- **OBJECTIVE**
Write out the material exactly, with the pictures left out.

- **DATASET EXTRACT**
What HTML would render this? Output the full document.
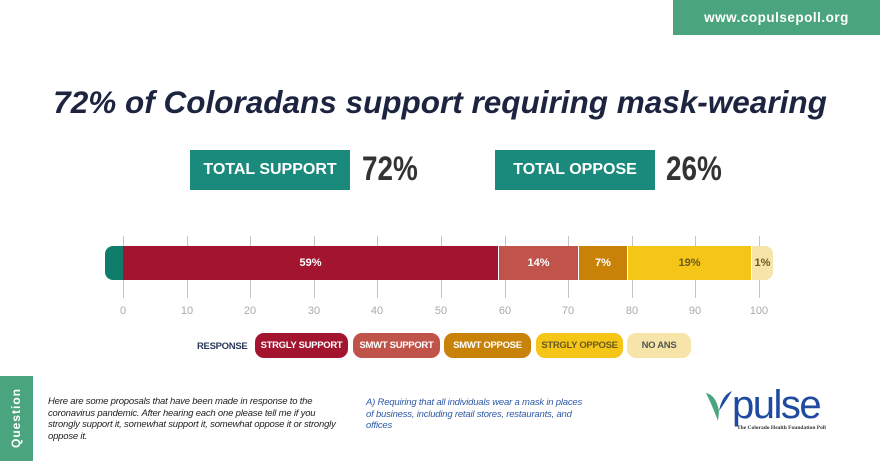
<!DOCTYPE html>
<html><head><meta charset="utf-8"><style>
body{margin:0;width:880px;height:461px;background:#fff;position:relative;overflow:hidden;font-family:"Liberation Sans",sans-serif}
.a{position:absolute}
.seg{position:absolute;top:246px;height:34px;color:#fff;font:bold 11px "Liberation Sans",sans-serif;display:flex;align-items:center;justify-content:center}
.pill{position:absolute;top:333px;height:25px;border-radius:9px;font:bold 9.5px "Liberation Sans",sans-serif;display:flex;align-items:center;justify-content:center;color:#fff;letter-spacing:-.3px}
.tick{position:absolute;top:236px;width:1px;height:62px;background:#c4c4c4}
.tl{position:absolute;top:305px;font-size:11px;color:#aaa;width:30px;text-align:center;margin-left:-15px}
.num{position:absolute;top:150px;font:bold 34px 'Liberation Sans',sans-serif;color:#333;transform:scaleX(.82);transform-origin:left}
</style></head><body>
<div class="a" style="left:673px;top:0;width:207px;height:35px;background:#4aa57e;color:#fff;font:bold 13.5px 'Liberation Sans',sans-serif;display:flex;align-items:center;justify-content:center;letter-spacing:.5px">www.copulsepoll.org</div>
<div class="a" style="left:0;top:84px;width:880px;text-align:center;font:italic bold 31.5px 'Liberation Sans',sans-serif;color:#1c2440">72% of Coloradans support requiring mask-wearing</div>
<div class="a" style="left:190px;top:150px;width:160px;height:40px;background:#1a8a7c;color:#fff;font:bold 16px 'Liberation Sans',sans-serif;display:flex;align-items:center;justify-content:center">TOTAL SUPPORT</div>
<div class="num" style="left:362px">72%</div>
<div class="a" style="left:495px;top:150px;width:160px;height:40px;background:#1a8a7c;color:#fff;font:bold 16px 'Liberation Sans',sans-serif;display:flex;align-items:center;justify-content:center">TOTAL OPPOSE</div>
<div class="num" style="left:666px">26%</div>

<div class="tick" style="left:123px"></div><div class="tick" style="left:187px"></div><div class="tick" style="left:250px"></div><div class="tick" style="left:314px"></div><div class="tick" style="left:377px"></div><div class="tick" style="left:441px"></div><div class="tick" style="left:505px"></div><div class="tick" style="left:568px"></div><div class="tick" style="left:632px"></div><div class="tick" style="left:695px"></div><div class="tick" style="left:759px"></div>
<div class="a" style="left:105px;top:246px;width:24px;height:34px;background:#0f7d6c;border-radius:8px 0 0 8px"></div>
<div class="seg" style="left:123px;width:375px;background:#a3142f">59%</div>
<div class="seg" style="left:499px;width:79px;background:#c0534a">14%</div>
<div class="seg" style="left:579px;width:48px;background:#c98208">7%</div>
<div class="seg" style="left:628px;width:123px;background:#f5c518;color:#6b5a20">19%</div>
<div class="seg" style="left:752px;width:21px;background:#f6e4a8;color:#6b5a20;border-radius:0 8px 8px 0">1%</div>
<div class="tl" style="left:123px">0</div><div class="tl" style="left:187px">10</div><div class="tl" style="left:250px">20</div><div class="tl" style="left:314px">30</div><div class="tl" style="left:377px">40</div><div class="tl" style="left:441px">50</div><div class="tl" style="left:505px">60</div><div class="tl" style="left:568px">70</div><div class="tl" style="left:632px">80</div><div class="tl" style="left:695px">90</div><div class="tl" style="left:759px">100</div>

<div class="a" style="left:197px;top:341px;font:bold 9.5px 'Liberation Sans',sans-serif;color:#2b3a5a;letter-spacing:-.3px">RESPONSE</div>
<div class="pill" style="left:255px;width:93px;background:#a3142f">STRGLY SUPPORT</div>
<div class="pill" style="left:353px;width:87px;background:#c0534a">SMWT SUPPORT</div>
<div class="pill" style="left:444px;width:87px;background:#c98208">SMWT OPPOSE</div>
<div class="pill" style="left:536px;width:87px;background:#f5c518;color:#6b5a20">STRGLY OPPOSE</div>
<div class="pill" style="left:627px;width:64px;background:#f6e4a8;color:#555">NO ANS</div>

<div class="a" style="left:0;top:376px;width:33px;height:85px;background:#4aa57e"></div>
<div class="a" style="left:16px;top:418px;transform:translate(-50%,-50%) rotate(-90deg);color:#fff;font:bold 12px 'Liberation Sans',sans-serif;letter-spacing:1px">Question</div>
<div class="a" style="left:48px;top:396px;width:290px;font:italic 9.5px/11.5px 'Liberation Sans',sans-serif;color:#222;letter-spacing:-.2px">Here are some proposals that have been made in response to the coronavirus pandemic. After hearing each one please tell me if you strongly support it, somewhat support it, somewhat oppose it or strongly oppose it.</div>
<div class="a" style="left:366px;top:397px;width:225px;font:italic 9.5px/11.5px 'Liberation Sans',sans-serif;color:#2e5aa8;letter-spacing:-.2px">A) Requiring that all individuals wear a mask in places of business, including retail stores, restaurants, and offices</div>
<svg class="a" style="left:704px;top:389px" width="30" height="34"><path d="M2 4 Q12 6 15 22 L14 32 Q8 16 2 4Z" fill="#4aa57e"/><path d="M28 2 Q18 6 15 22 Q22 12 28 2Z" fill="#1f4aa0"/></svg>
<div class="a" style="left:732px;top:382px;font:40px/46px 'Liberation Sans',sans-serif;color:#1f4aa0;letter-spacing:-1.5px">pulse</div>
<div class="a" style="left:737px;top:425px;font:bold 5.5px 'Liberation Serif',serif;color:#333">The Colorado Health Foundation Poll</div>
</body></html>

- **SOLUTION**
What HTML would render this? Output the full document.
<!DOCTYPE html>
<html><head><meta charset="utf-8"><style>
body{margin:0;width:880px;height:461px;background:#fff;position:relative;overflow:hidden;font-family:"Liberation Sans",sans-serif}
.a{position:absolute}
.seg{position:absolute;top:246px;height:34px;color:#fff;font:bold 11px "Liberation Sans",sans-serif;display:flex;align-items:center;justify-content:center}
.pill{position:absolute;top:333px;height:25px;border-radius:9px;font:bold 9.5px "Liberation Sans",sans-serif;display:flex;align-items:center;justify-content:center;color:#fff;letter-spacing:-.3px}
.tick{position:absolute;top:236px;width:1px;height:62px;background:#c4c4c4}
.tl{position:absolute;top:305px;font-size:11px;color:#aaa;width:30px;text-align:center;margin-left:-15px}
.num{position:absolute;top:150px;font:bold 34px 'Liberation Sans',sans-serif;color:#333;transform:scaleX(.82);transform-origin:left}
</style></head><body>
<div class="a" style="left:673px;top:0;width:207px;height:35px;background:#4aa57e;color:#fff;font:bold 13.5px 'Liberation Sans',sans-serif;display:flex;align-items:center;justify-content:center;letter-spacing:.5px">www.copulsepoll.org</div>
<div class="a" style="left:0;top:84px;width:880px;text-align:center;font:italic bold 31.5px 'Liberation Sans',sans-serif;color:#1c2440">72% of Coloradans support requiring mask-wearing</div>
<div class="a" style="left:190px;top:150px;width:160px;height:40px;background:#1a8a7c;color:#fff;font:bold 16px 'Liberation Sans',sans-serif;display:flex;align-items:center;justify-content:center">TOTAL SUPPORT</div>
<div class="num" style="left:362px">72%</div>
<div class="a" style="left:495px;top:150px;width:160px;height:40px;background:#1a8a7c;color:#fff;font:bold 16px 'Liberation Sans',sans-serif;display:flex;align-items:center;justify-content:center">TOTAL OPPOSE</div>
<div class="num" style="left:666px">26%</div>

<div class="tick" style="left:123px"></div><div class="tick" style="left:187px"></div><div class="tick" style="left:250px"></div><div class="tick" style="left:314px"></div><div class="tick" style="left:377px"></div><div class="tick" style="left:441px"></div><div class="tick" style="left:505px"></div><div class="tick" style="left:568px"></div><div class="tick" style="left:632px"></div><div class="tick" style="left:695px"></div><div class="tick" style="left:759px"></div>
<div class="a" style="left:105px;top:246px;width:24px;height:34px;background:#0f7d6c;border-radius:8px 0 0 8px"></div>
<div class="seg" style="left:123px;width:375px;background:#a3142f">59%</div>
<div class="seg" style="left:499px;width:79px;background:#c0534a">14%</div>
<div class="seg" style="left:579px;width:48px;background:#c98208">7%</div>
<div class="seg" style="left:628px;width:123px;background:#f5c518;color:#6b5a20">19%</div>
<div class="seg" style="left:752px;width:21px;background:#f6e4a8;color:#6b5a20;border-radius:0 8px 8px 0">1%</div>
<div class="tl" style="left:123px">0</div><div class="tl" style="left:187px">10</div><div class="tl" style="left:250px">20</div><div class="tl" style="left:314px">30</div><div class="tl" style="left:377px">40</div><div class="tl" style="left:441px">50</div><div class="tl" style="left:505px">60</div><div class="tl" style="left:568px">70</div><div class="tl" style="left:632px">80</div><div class="tl" style="left:695px">90</div><div class="tl" style="left:759px">100</div>

<div class="a" style="left:197px;top:341px;font:bold 9.5px 'Liberation Sans',sans-serif;color:#2b3a5a;letter-spacing:-.3px">RESPONSE</div>
<div class="pill" style="left:255px;width:93px;background:#a3142f">STRGLY SUPPORT</div>
<div class="pill" style="left:353px;width:87px;background:#c0534a">SMWT SUPPORT</div>
<div class="pill" style="left:444px;width:87px;background:#c98208">SMWT OPPOSE</div>
<div class="pill" style="left:536px;width:87px;background:#f5c518;color:#6b5a20">STRGLY OPPOSE</div>
<div class="pill" style="left:627px;width:64px;background:#f6e4a8;color:#555">NO ANS</div>

<div class="a" style="left:0;top:376px;width:33px;height:85px;background:#4aa57e"></div>
<div class="a" style="left:16px;top:418px;transform:translate(-50%,-50%) rotate(-90deg);color:#fff;font:bold 12px 'Liberation Sans',sans-serif;letter-spacing:1px">Question</div>
<div class="a" style="left:48px;top:396px;width:290px;font:italic 9.5px/11.5px 'Liberation Sans',sans-serif;color:#222;letter-spacing:-.2px">Here are some proposals that have been made in response to the coronavirus pandemic. After hearing each one please tell me if you strongly support it, somewhat support it, somewhat oppose it or strongly oppose it.</div>
<div class="a" style="left:366px;top:397px;width:225px;font:italic 9.5px/11.5px 'Liberation Sans',sans-serif;color:#2e5aa8;letter-spacing:-.2px">A) Requiring that all individuals wear a mask in places of business, including retail stores, restaurants, and offices</div>
<svg class="a" style="left:704px;top:389px" width="30" height="34"><path d="M2 4 Q12 6 15 22 L14 32 Q8 16 2 4Z" fill="#4aa57e"/><path d="M28 2 Q18 6 15 22 Q22 12 28 2Z" fill="#1f4aa0"/></svg>
<div class="a" style="left:732px;top:382px;font:40px/46px 'Liberation Sans',sans-serif;color:#1f4aa0;letter-spacing:-1.5px">pulse</div>
<div class="a" style="left:737px;top:425px;font:bold 5.5px 'Liberation Serif',serif;color:#333">The Colorado Health Foundation Poll</div>
</body></html>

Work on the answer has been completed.